Why should we care about RTL signoff?

1 October, 2013

If your next design project is targeting 28nm or below, is more than a couple hundred million gates, and includes more than 10 IP blocks, then you probably already care.

ATRENTA-SANCHETIIf your next design project is targeting 28nm or below, is more than a couple hundred million gates, and includes more than 10 IP blocks, then you probably already care.  

By Piyush Sancheti, Vice President, Product Marketing Atrenta Inc.

After all, using early signoff (i.e., RTL signoff) to supplement post-layout signoff is like finding design mistakes in your architect’s blueprints rather than finding them on the job site…and then having to tear them out.  You save a lot of time, money and materials.  In the case of SoCs, you could save anywhere from 30 to 50% of your overall design schedule.

“RTL signoff” is not a new term, but has become fashionable in 2013.  But just what does the term mean?  After all, RTL signoff has been discussed for a long time, maybe twenty years or more. The history is real, but the reality of what’s possible, and what’s useful, has evolved. Today, RTL signoff means a series of well-defined MUST-pass requirements that your design needs to achieve before moving to the next phase in the design flow.  That next phase is often synthesis, place & route.

RTL signoff spans both design and verification.  The goal?   You’re ability to say, “I cleared this requirement and so I don’t have to worry about these issues.”   Obviously, the more requirements you check, the better.

There are two SoC challenges that mandate RTL signoff…

  1. The increasing complexity of SoC design that complicates chip assembly and validation
  2. The varied quality of third party IP that impedes the quality assurance process

Running checks at RTL will detect a lot of these problems.  The result?  Post-layout signoff will have an easier job sending the design to tapeout.    Why is RTL signoff such a good idea?  At least two points to note…

  1. Runtimes at RTL are an order of magnitude less than runtimes in post-layout.
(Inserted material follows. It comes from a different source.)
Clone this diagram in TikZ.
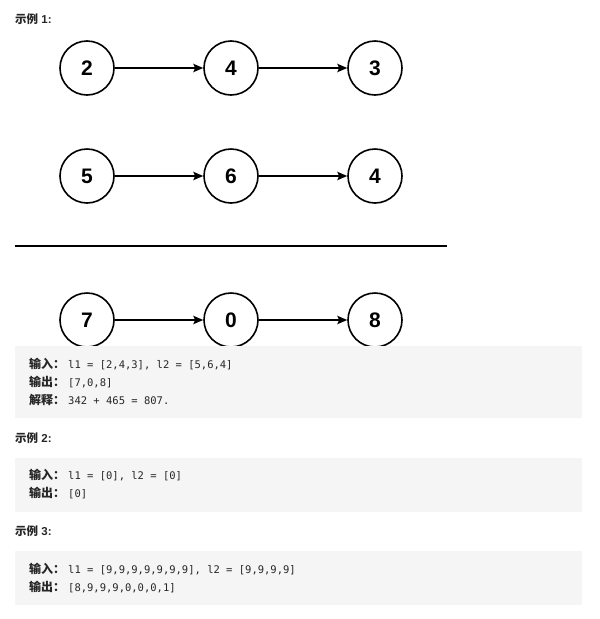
\documentclass[tikz,border=0pt]{standalone}
\usepackage{fontspec}
\setmainfont{Liberation Sans}
\setmonofont{DejaVu Sans Mono}
\newfontfamily\cjk{Noto Sans CJK SC}
\usetikzlibrary{arrows.meta}
\definecolor{txtgray}{HTML}{262626}
\definecolor{boxgray}{HTML}{F5F5F5}
\tikzset{
  listnode/.style={draw, circle, line width=1.6pt, minimum size=54pt, inner sep=0pt,
    font=\fontsize{21}{21}\selectfont\bfseries},
  nextarrow/.style={line width=1.2pt, -{Stealth[length=10pt,width=8.5pt,inset=2pt]}},
  heading/.style={anchor=west, inner sep=0pt, text=txtgray, font=\fontsize{11.5}{12}\selectfont\bfseries},
  codeline/.style={anchor=west, inner sep=0pt, text=txtgray},
  codebox/.style={fill=boxgray, draw=none}
}
\newcommand{\lbl}[1]{{\cjk\fontsize{12}{12}\selectfont\bfseries #1}\hspace{3pt}}
\newcommand{\code}[1]{{\ttfamily\fontsize{10.5}{12}\selectfont #1}}
\begin{document}
\begin{tikzpicture}[x=1pt, y=-1pt]
    \useasboundingbox (0,0) rectangle (600,619);

    % 1. 示例 1 的标题
    \node[heading] (h1) at (15,19) {{\cjk 示例} 1:};

    % 2. 三行链表结点 (l1, l2, 结果)
    \node[listnode] (a1) at (87,68) {2};
    \node[listnode] (a2) at (231,68) {4};
    \node[listnode] (a3) at (375,68) {3};
    \node[listnode] (b1) at (87,176) {5};
    \node[listnode] (b2) at (231,176) {6};
    \node[listnode] (b3) at (375,176) {4};
    \node[listnode] (c1) at (87,320) {7};
    \node[listnode] (c2) at (231,320) {0};
    \node[listnode] (c3) at (375,320) {8};
    \foreach \r in {a,b,c} {
        \draw[nextarrow] (\r1) -- (\r2);
        \draw[nextarrow] (\r2) -- (\r3);
    }

    % 3. 中间的分隔线
    \coordinate (sepL) at (15,246);
    \coordinate (sepR) at (447,246);
    \draw[line width=1.6pt] (sepL) -- (sepR);

    % 4. 示例 1 的代码框
    \fill[codebox] (15,346) rectangle (582,418);
    \node[codeline] (e1i) at (29,364) {\lbl{输入：}\code{l1 = [2,4,3], l2 = [5,6,4]}};
    \node[codeline] (e1o) at (29,382) {\lbl{输出：}\code{[7,0,8]}};
    \node[codeline] (e1x) at (29,400) {\lbl{解释：}\code{342 + 465 = 807.}};

    % 5. 示例 2
    \node[heading] (h2) at (15,438) {{\cjk 示例} 2:};
    \fill[codebox] (15,458) rectangle (582,512);
    \node[codeline] (e2i) at (29,475) {\lbl{输入：}\code{l1 = [0], l2 = [0]}};
    \node[codeline] (e2o) at (29,493) {\lbl{输出：}\code{[0]}};

    % 6. 示例 3
    \node[heading] (h3) at (15,531) {{\cjk 示例} 3:};
    \fill[codebox] (15,551) rectangle (582,605);
    \node[codeline] (e3i) at (29,569) {\lbl{输入：}\code{l1 = [9,9,9,9,9,9,9], l2 = [9,9,9,9]}};
    \node[codeline] (e3o) at (29,587) {\lbl{输出：}\code{[8,9,9,9,0,0,0,1]}};

\end{tikzpicture}
\end{document}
If your RTL tools have good quality of results, you can simply find and fix a lot more problems per unit of time
  2. Errors caught at the post-layout phase have to go back through the complete design flow, an arduous and time-killing consequence, especially if your customer is waiting for your SoC to go into the Christmas season-targeted consumer product

I want to emphasize an important point: both signoff processes are needed, even though some experts have claimed that RTL signoff obviates the need for post-layout signoff.
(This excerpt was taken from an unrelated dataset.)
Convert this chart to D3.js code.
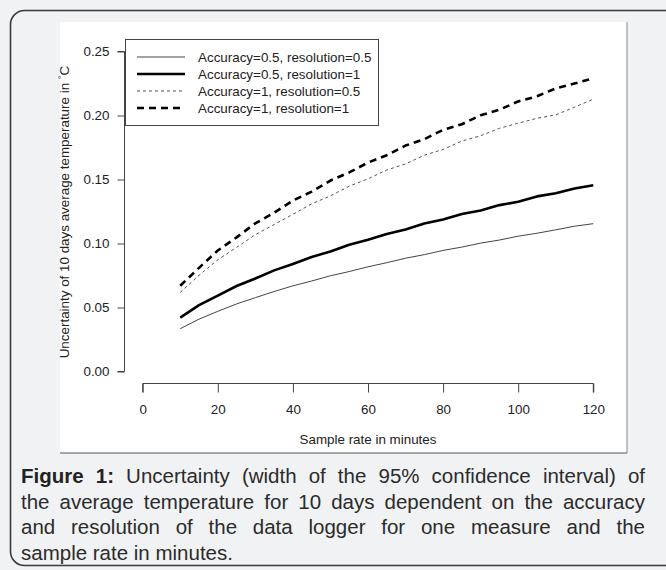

But, as with all things, there are different shades and grades of RTL signoff.   In my mind, checking off a comprehensive set of MUST-pass requirements is imperative to optimal post-layout signoff and, ultimately, an on-schedule tapeout.

These MUST-pass requirements include:

  • Functional coverage (including high quality assertions)
  • Clock domain crossings (static and dynamic verification)
  • Timing constraints (including false and multi-cycle paths)
  • Power consumption (and meeting the power budget)
  • Power intent (CPF/UPF correct?)
  • Testability (stuck-at and at-speed coverage OK?)
  • Routability (congestion OK; area and timing OK?)

There are other schools of thought, RE: what constitutes reliable RTL signoff.   Running SoC designs through rigorous checks of a few to several critical functions certainly saves time and focuses RTL signoff resources on where your SoC might most likely have problems.

But that’s a lot like saying a car doesn’t need a chassis and four wheels to roll…that you only need three wheels and the car more than likely will roll fine.   It’s a decent bet…but I also bet that a lot of SoC designers would prefer to have the chassis and four wheels approach and be absolutely sure their SoC has signed off at RTL.

Integral part of design flow

So the upshot is that SoC design teams are already starting to think about RTL signoff as an integral part of their design flow. And those that have started thinking about it need to start defining the specifics of RTL signoff, based on how safe they want their design to be before it gets to post-layout signoff.

In my mind, the more comprehensively RTL signoff is defined, the more likely your SoC will be able to tape out on time and in budget after post-layout signoff.  As more and more SoC designs are targeting 14nm geometries and including more and more third party IP, everyone should come to this same conclusion.